19. (8 分)解不等式组$\begin{cases}5 + 3x\lt13,\frac{x + 2}{3} - \frac{x - 1}{2}\leq2,\end{cases}$并写出它的所有正整数解。
答案:$\begin{cases}5 + 3x < 13①,\frac{x + 2}{3}-\frac{x - 1}{2}\leq2②.\end{cases}$
解不等式①,得$x < \frac{8}{3}$。解不等式
②,得$x\geq - 5$。$\therefore$原不等式组的解集为$-5\leq x < \frac{8}{3}$。$\therefore$其所有
正整数解为$1,2$
20. (10 分)如图,有下列条件:①$\angle1 + \angle2 = 180^{\circ}$;②$\angle3 = \angle A$;③$\angle B = \angle C$。从中选出两个作为题设,另一个作为结论可以组成 3 个命题。从中选择 1 个真命题,写出已知、求证,并证明。
如图,已知
①②
,求证:
③
(填序号)。
证明:
答案:答案不唯一,如①② ③ $\because\angle1 + \angle2 = 180^{\circ}$,$\therefore AD//EF$。$\therefore\angle3 = \angle D$。$\because\angle3 = \angle A$,$\therefore\angle A = \angle D$。
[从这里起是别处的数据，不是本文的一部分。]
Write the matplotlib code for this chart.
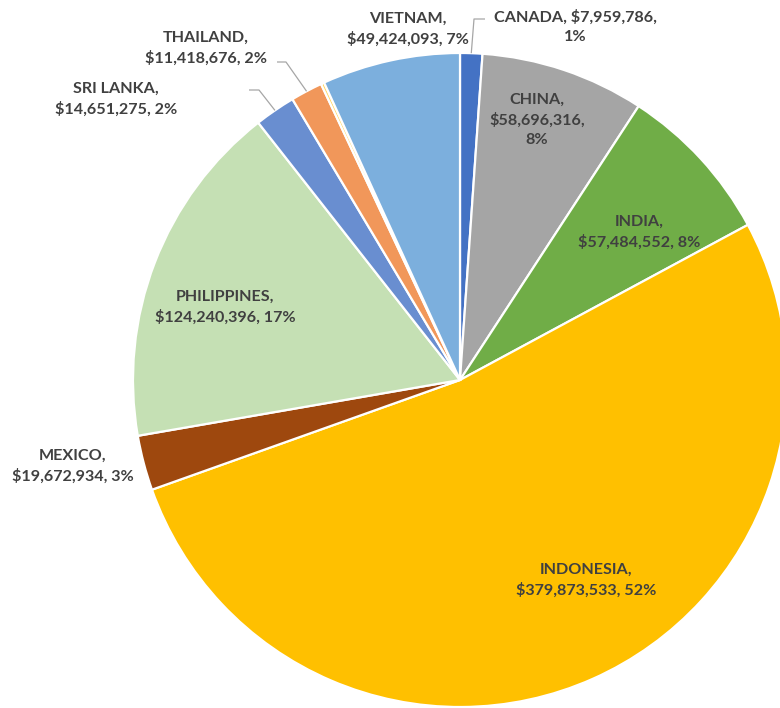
import numpy as np
import matplotlib
matplotlib.use("Agg")
import matplotlib.pyplot as plt

# Data (clockwise from 12 o'clock)
countries = ["CANADA", "CHINA", "INDIA", "INDONESIA", "MEXICO",
             "PHILIPPINES", "SRI LANKA", "THAILAND", "", "VIETNAM"]
amounts = [7959786, 58696316, 57484552, 379873533, 19672934,
           124240396, 14651275, 11418676, 1200000, 49424093]
pct_labels = ["1%", "8%", "8%", "52%", "3%", "17%", "2%", "2%", "", "7%"]
colors = ["#4472C4", "#A5A5A5", "#70AD47", "#FFC000", "#9E480E",
          "#C5E0B4", "#698ED0", "#F1975A", "#FFD966", "#7CAFDD"]

W, H = 780, 708
fig = plt.figure(figsize=(W / 100, H / 100), dpi=100)
ax = fig.add_axes([0, 0, 1, 1])

cx, cy, R = 460, H - 380, 327
wedges, _ = ax.pie(amounts, colors=colors, startangle=90, counterclock=False,
                   center=(cx, cy), radius=R, frame=True,
                   wedgeprops=dict(edgecolor="white", linewidth=1.6))
ax.set_xlim(0, W)
ax.set_ylim(0, H)
ax.set_aspect("equal")
ax.axis("off")

txt_kw = dict(ha="center", va="center", fontsize=11.6, fontweight="bold",
              color="#404040", family="Lato", linespacing=1.45)

def money(v):
    return "${:,}".format(v)

# label text blocks: (x, y centre in pixels from top, format)
labels = {
    0: (575, 27, "{}, {},\n{}"),
    1: (537, 120, "{},\n{},\n{}"),
    2: (639, 232, "{},\n{}, {}"),
    3: (586, 580, "{},\n{}, {}"),
    4: (73, 466, "{},\n{}, {}"),
    5: (225, 307, "{},\n{}, {}"),
    6: (116, 99, "{},\n{}, {}"),
    7: (206, 48, "{},\n{}, {}"),
    9: (408, 29, "{},\n{}, {}"),
}
for i, (x, y, fmt) in labels.items():
    ax.text(x, H - y, fmt.format(countries[i], money(amounts[i]), pct_labels[i]), **txt_kw)

# leader lines: from wedge outer edge to label
def edge_point(i, r):
    w = wedges[i]
    ang = np.deg2rad((w.theta1 + w.theta2) / 2)
    return cx + r * np.cos(ang), cy + r * np.sin(ang)

leaders = {
    0: [(474, 19), (485, 19)],
    7: [(286, 62), (277, 62)],
    6: [(259, 90), (249, 90)],
}
for i, pts in leaders.items():
    x0, y0 = edge_point(i, R)
    xs = [x0] + [p[0] for p in pts]
    ys = [y0] + [H - p[1] for p in pts]
    ax.plot(xs, ys, color="#A6A6A6", linewidth=0.9, solid_capstyle="butt")

fig.savefig("out.png", dpi=100, facecolor="white")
$\therefore AB// CD$。
$\therefore\angle B = \angle C$
21. (12 分)如图,$AB// CD$,$\angle B = \angle D$,$AE$交$BC$的延长线于点$E$,交$CD$于点$F$。
(1)求证:$AD// BE$;
(2)若$\angle ACB = \angle CFE = 60^{\circ}$,$\angle BAC = 2\angle EAC$,求$\angle B$的度数。
答案:(1)$\because AB// CD$,$\therefore\angle B = \angle DCE$。$\because\angle B = \angle D$,
$\therefore\angle DCE = \angle D$。$\therefore AD// BE$ (2)$\because AB// CD$,$\angle ACB =\angle CFE = 60^{\circ}$,$\therefore\angle BAE = \angle CFE = 60^{\circ}$,$\angle BAC = \angle ACD$,
$\angle B = \angle DCE$。$\therefore\angle EAC + \angle BAC = 60^{\circ}$。$\because\angle BAC = 2\angle EAC$,
$\therefore\angle EAC = 20^{\circ}$。$\therefore\angle BAC = \angle ACD = 40^{\circ}$。$\because\angle ACB +\angle ACD + \angle DCE = 180^{\circ}$,$\therefore\angle DCE = 180^{\circ}-\angle ACB-\angle ACD =180^{\circ}-60^{\circ}-40^{\circ} = 80^{\circ}$。$\therefore\angle B = \angle DCE = 80^{\circ}$